The same can be done with base error prediction. This might help understand where the difficulty of the competition lie.

<a id='Stock_correlation_se'></a>
## Stock correlation - Clustering

In [None]:
dfp = df_joined.pivot('time_id','stock_id')
mat_corr = dfp.se.corr()

plt.figure(figsize=(8,8))
plt.matshow(mat_corr, fignum=1, aspect='auto')

In [None]:
X = mat_corr
d = sch.distance.pdist(X)   # vector of ('55' choose 2) pairwise distances
L = sch.linkage(d, method='complete')
ind = sch.fcluster(L, 0.5*d.max(), 'distance')
columns = [dfp.se.columns.tolist()[i] for i in list((np.argsort(ind)))]

plt.figure(figsize=(8,8))
plt.matshow(dfp.se[columns].corr(), fignum=1, aspect='auto')

In [None]:
plt.figure(figsize=(12,5))
dissimilarity = 1 - abs(mat_corr)
Z = linkage(squareform(dissimilarity), 'complete')

dendrogram(Z, labels=dfp.target.columns, orientation='top', 
           leaf_rotation=90);

From the correlation matrix there seems to be 2/3 clusters that appear on the dendogram. It is ot clear how to exploit that.

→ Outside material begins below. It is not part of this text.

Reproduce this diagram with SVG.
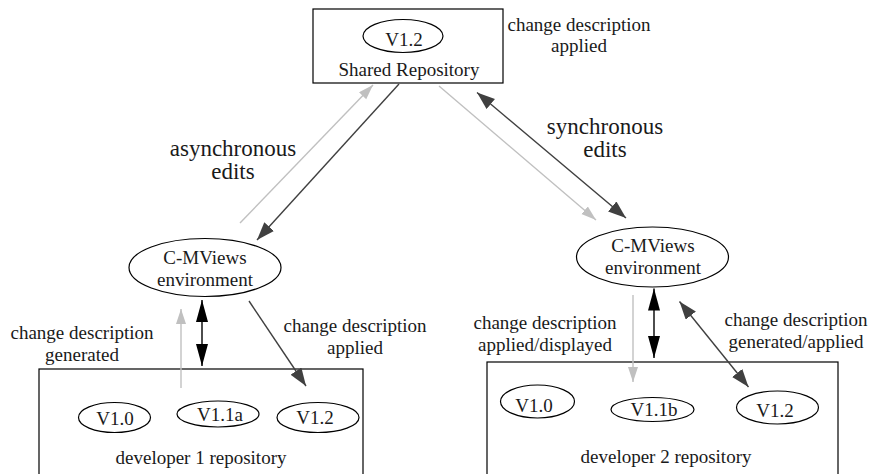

<a id='Time_correlation_se'></a>
## Time correlation - Clustering

In [None]:
dfp = df_joined.pivot('stock_id','time_id')
mat_corr = dfp.se.corr()

plt.figure(figsize=(8,8))
plt.matshow(mat_corr, fignum=1, aspect='auto')

In [None]:
X = mat_corr
d = sch.distance.pdist(X)
L = sch.linkage(d, method='complete')
ind = sch.fcluster(L, 0.5*d.max(), 'distance')
columns = [dfp.se.columns.tolist()[i] for i in list((np.argsort(ind)))]

plt.figure(figsize=(8,8))
plt.matshow(dfp.se[columns].corr(), fignum=1, aspect='auto')

In [None]:
plt.figure(figsize=(12,5))
dissimilarity = 1 - abs(mat_corr)
Z = linkage(squareform(dissimilarity), 'complete')

dendrogram(Z, labels=dfp.target.columns, orientation='top', 
           leaf_rotation=90);

The time clustering appears more interesting here than the previous one as some clusters seems to appears more distinctively in the correlation matrix. However this might be due to sample that were chosen closely, not necessarily to something that can be exploited in the future.